Ain’t He a Stinker? (Mmm… Marginalia #72)

Just in case anyone thought that Warner Brothers invented the prankster animal pursued by ineffectual hunters meme, take a look at this misericord from St. Beverly Minister and be set right:

Tricky anthropomorphic animals, they’ve been around a lot longer than Bugs and Daffy.*  Monkeys, of course, are the most common mischievous non-humans, followed closely by foxes like Reynard.

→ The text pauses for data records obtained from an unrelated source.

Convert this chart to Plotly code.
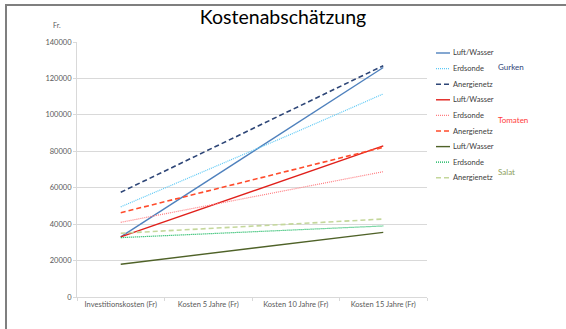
import plotly.graph_objects as go

categories = ["Investitionskosten (Fr)", "Kosten 5 Jahre (Fr)", "Kosten 10 Jahre (Fr)", "Kosten 15 Jahre (Fr)"]

gurken_luft = [33000, 64000, 95000, 126000]
gurken_erd = [49500, 70000, 90500, 111500]
gurken_aner = [57500, 80700, 103800, 127000]
tomaten_luft = [33000, 49700, 66300, 83000]
tomaten_erd = [41000, 50300, 59500, 68800]
tomaten_aner = [46300, 58300, 70200, 82200]
salat_luft = [18000, 23800, 29700, 35500]
salat_erd = [32600, 34700, 36900, 39000]
salat_aner = [35000, 37600, 40200, 42800]

series_names = ["Luft/Wasser", "Erdsonde", "Anergienetz"] * 3
series_values = [gurken_luft, gurken_erd, gurken_aner,
                 tomaten_luft, tomaten_erd, tomaten_aner,
                 salat_luft, salat_erd, salat_aner]
series_colors = ["#4F81BD", "#5BC8F5", "#2E4677",
                 "#E0201B", "#FF7C80", "#FF4B2B",
                 "#4F6228", "#00B050", "#C4D79B"]
series_dash = ["solid", "1px,1px", "5px,3px"] * 3
series_width = [1.4, 1.2, 1.6] * 3

group_labels = ["Gurken", "Tomaten", "Salat"]
group_colors = ["#2E4677", "#FF3B3B", "#8C9E5A"]

y_ticks = [0, 20000, 40000, 60000, 80000, 100000, 120000, 140000]

W, H = 566, 329
L, R, T, B = 77, 427, 42, 297

def px_x(px):
    return (px - L) / (R - L)

def px_y(py):
    return (B - py) / (B - T)

fig = go.Figure()
for name, vals, col, dash, w in zip(series_names, series_values, series_colors, series_dash, series_width):
    fig.add_trace(go.Scatter(x=categories, y=vals, mode="lines", name=name,
                             line=dict(color=col, dash=dash, width=w),
                             showlegend=False))

shapes = []
annotations = []
# Manual legend (Excel-style compact)
for i, (name, col, dash, w) in enumerate(zip(series_names, series_colors, series_dash, series_width)):
    yy = px_y(53 + 15.6 * i)
    shapes.append(dict(type="line", xref="paper", yref="paper",
                       x0=px_x(436), x1=px_x(450), y0=yy, y1=yy,
                       line=dict(color=col, dash=dash, width=w)))
    annotations.append(dict(xref="paper", yref="paper", x=px_x(451), y=yy,
                            text=name, showarrow=False, xanchor="left", yanchor="middle",
                            font=dict(size=7.5, color="#404040", family="Lato, Open Sans, sans-serif")))
for j, (g, c) in enumerate(zip(group_labels, group_colors)):
    gy = [67, 120, 172][j]
    annotations.append(dict(xref="paper", yref="paper", x=px_x(496), y=px_y(gy),
                            text=g, showarrow=False, xanchor="left", yanchor="middle",
                            font=dict(size=8, color=c, family="Lato, Open Sans, sans-serif")))

annotations.append(dict(xref="paper", yref="paper", x=px_x(57), y=px_y(25),
                        text="Fr.", showarrow=False, xanchor="center", yanchor="middle",
                        font=dict(size=7, color="#595959", family="Lato, Open Sans, sans-serif")))

# Chart border (left and top)
shapes.append(dict(type="line", xref="paper", yref="paper",
                   x0=px_x(6), x1=px_x(6), y0=px_y(4), y1=px_y(340),
                   line=dict(color="#7F7F7F", width=2)))
shapes.append(dict(type="line", xref="paper", yref="paper",
                   x0=px_x(5), x1=px_x(570), y0=px_y(5), y1=px_y(5),
                   line=dict(color="#7F7F7F", width=2)))

fig.update_layout(
    width=W, height=H,
    margin=dict(l=L, r=W - R, t=T, b=H - B, pad=0),
    paper_bgcolor="white", plot_bgcolor="white",
    title=dict(text="Kostenabschätzung", x=0.5, xanchor="center", y=1 - 17 / H, yanchor="middle",
               font=dict(size=19.5, color="#000000", family="Lato, Open Sans, sans-serif")),
    xaxis=dict(type="category", range=[-0.5, 3.5], tickson="boundaries",
               ticks="outside", ticklen=3, tickcolor="#D9D9D9",
               showline=True, linecolor="#D9D9D9", linewidth=1,
               showgrid=False, zeroline=False,
               tickfont=dict(size=7.5, color="#595959", family="Lato, Open Sans, sans-serif")),
    yaxis=dict(range=[0, 140000], tickvals=y_ticks, ticktext=[str(v) for v in y_ticks],
               ticks="outside", ticklen=3, tickcolor="#D9D9D9",
               showline=True, linecolor="#D9D9D9", linewidth=1,
               showgrid=True, gridcolor="#D9D9D9", gridwidth=1, zeroline=False,
               tickfont=dict(size=7.5, color="#595959", family="Lato, Open Sans, sans-serif")),
    shapes=shapes, annotations=annotations, showlegend=False,
)

fig.write_html("out.html")
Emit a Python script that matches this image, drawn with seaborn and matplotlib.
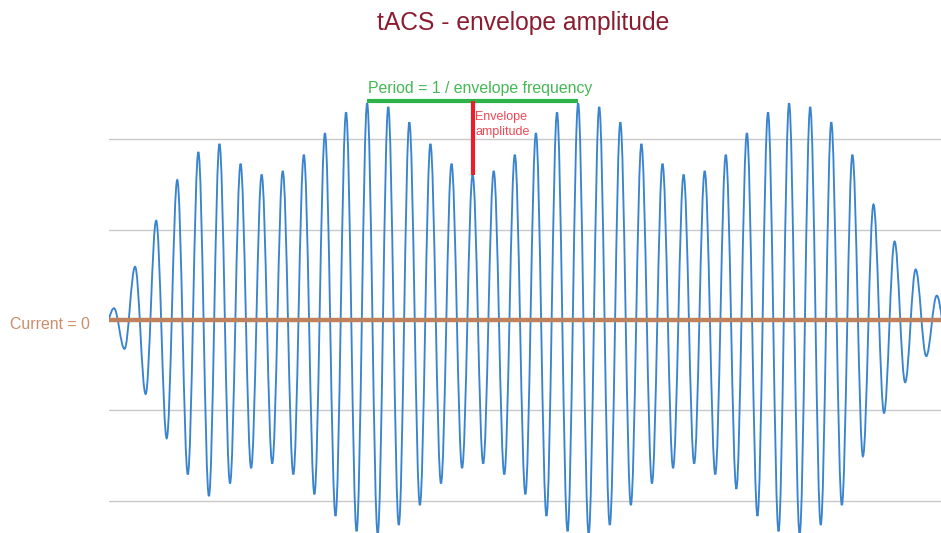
import numpy as np
import pandas as pd
import matplotlib
matplotlib.use('Agg')
import matplotlib.pyplot as plt
from matplotlib import font_manager
from matplotlib.path import Path
from matplotlib.patches import PathPatch
import seaborn as sns

# current at the start, at every peak / trough, and at the end
signal_values = [
    0.00,
    0.13, -0.32, 0.59, -0.82, 1.10, -1.31, 1.55, -1.71, 1.86, -1.95,
    1.95, -1.81, 1.73, -1.64, 1.61, -1.59, 1.65, -1.71, 1.83, -1.93,
    2.07, -2.17, 2.30, -2.34, 2.40, -2.37, 2.36, -2.27, 2.19, -2.05,
    1.95, -1.81, 1.73, -1.64, 1.61, -1.59, 1.65, -1.71, 1.83, -1.93,
    2.07, -2.17, 2.30, -2.34, 2.40, -2.37, 2.36, -2.27, 2.19, -2.05,
    1.95, -1.81, 1.73, -1.64, 1.61, -1.59, 1.65, -1.71, 1.83, -1.87,
    2.07, -2.17, 2.30, -2.34, 2.40, -2.37, 2.36, -2.27, 2.19, -2.05,
    1.83, -1.51, 1.28, -1.03, 0.87, -0.69, 0.56, -0.40, 0.27,
    0.00,
]
# time (ms): start, one extremum every half carrier period (5 ms), end
extrema_times = list(np.arange(2.5, 395, 5.0))
signal_times = [0.0] + extrema_times + [395.0]

grid_levels = [-2, -1, 0, 1, 2]
period_start_ms, period_end_ms = 122.5, 222.5
envelope_probe_ms = 172.5

title = 'tACS - envelope amplitude'
period_label = 'Period = 1 / envelope frequency'
envelope_label = 'Envelope\namplitude'
zero_label = 'Current = 0'

df = pd.DataFrame({'time_ms': signal_times, 'current': signal_values})

sns.set_style('white')
names = {f.name for f in font_manager.fontManager.ttflist}
if 'Liberation Sans Narrow' in names:
    font, k = 'Liberation Sans Narrow', 1.0
else:
    font, k = 'Liberation Sans', 0.82
plt.rcParams['font.family'] = [font, 'DejaVu Sans']

W, H = 941, 533
fig = plt.figure(figsize=(W / 100, H / 100), dpi=100)
left = 108.7 / W
ax = fig.add_axes([left, 0, 1 - left, 1])

# seaborn places the series on the axes (kept invisible), the smoothed
# line through the same points is drawn on top, like a spreadsheet "smooth line"
sns.lineplot(data=df, x='time_ms', y='current', ax=ax, color='#3a84cf',
             linewidth=0, zorder=3)


def smooth_path(ts, vs):
    verts = [(ts[0], vs[0])]
    codes = [Path.MOVETO]
    n = len(ts)
    for i in range(n - 1):
        t0, v0, t1, v1 = ts[i], vs[i], ts[i + 1], vs[i + 1]
        dt, dv = t1 - t0, v1 - v0
        if i == 0:            # zero crossing -> first extremum
            c1 = (t0 + 0.326 * dt, v0 + 0.512 * dv)
            c2 = (t0 + 0.638 * dt, v1)
        elif i == n - 2:      # last extremum -> zero crossing
            c1 = (t0 + 0.362 * dt, v0)
            c2 = (t0 + 0.674 * dt, v1 - 0.512 * dv)
        else:                 # extremum -> extremum
            c1 = (t0 + 0.3634 * dt, v0)
            c2 = (t1 - 0.3634 * dt, v1)
        verts += [c1, c2, (t1, v1)]
        codes += [Path.CURVE4] * 3
    return Path(verts, codes)


ax.add_patch(PathPatch(smooth_path(df['time_ms'].tolist(), df['current'].tolist()),
                       facecolor='none', edgecolor='#3a84cf', linewidth=1.35,
                       zorder=3))
ax.axhline(0, color='#c0825c', linewidth=3.2, zorder=4)

ax.set_xlim(0, 394.5)
ax.set_ylim(-2.359, 3.544)
ax.set_yticks(grid_levels)
ax.set_xticks([])
ax.grid(axis='y', color='#c9c9c9', linewidth=1.0)
ax.tick_params(left=False, labelleft=False, bottom=False, labelbottom=False)
ax.set_xlabel('')
ax.set_ylabel('')
for s in ax.spines.values():
    s.set_visible(False)

# period bar and envelope amplitude marker
bar_level = max(signal_values) + 0.03
probe_value = signal_values[signal_times.index(envelope_probe_ms)]
ax.hlines(bar_level, period_start_ms, period_end_ms, color='#2db34a',
          linewidth=3.0, zorder=5)
ax.vlines(envelope_probe_ms, probe_value, bar_level, color='#ea1d2a',
          linewidth=3.0, zorder=5)


def fx(px):
    return px / W


def fy(py):
    return 1 - py / H


fig.text(fx(523), fy(30), title, ha='center', va='baseline',
         color='#8b1c30', fontsize=21.6 * k)
fig.text(fx(368), fy(93), period_label, ha='left', va='baseline',
         color='#45b854', fontsize=13.9 * k)
fig.text(fx(475), fy(135), envelope_label, ha='left', va='baseline',
         color='#ef4855', fontsize=11 * k, linespacing=1.3)
fig.text(fx(10), fy(329), zero_label, ha='left', va='baseline',
         color='#cc8d6c', fontsize=14 * k)

fig.savefig('out.png', dpi=100)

One final note.  A couple of people have contacted me recently to let me know, in a generally friendly fashion, that the figures I’m calling monkeys are actually apes.  And you’re right, mostly, and usually it’s because I just think monkey is a funnier word than ape.  Though for many a medieval artist, monkeys and apes are pretty much interchangeable.  But not all.  Witness this image from Morgan Library MS M 167:

An ape and a monkey in the same margin at the same time! What more could you ask of me?**

*And the “why I oughta…” fist-shake is clearly pretty old, too, if that’s the correct reading of the dude on the right’s upraised hand.
**Aside from timely updates, I mean.

Comments on this entry are closed.

  • limpey

    I always felt a little pang of sorrow for that poor Elmer Fudd. But I can imagine figure shaking his fist saying, "Damn you, you wrascally monkey!" And those medieval illustrations where what the people are saying takes the form of little scrolls rolling out of their mouths makes me think that medieval audiences would have loved comic books and cartoons.

  • stu

    Just one small piece of needless pedantry. As someone who lives only a couple of miles away, and who did his PhD on the place, I can say that it's not "St Beverley" Minster.

    The Beverley in question is not the name of the patron saint (that would be St John. Though curiously enough, according to most sources, not St John of Beverley), but the name of the town. It started off as Beverlac, thanks to the small, furry mammals that inhabited the surrounding marshes. Possibly hunted by an early Elmer Fudd as they went.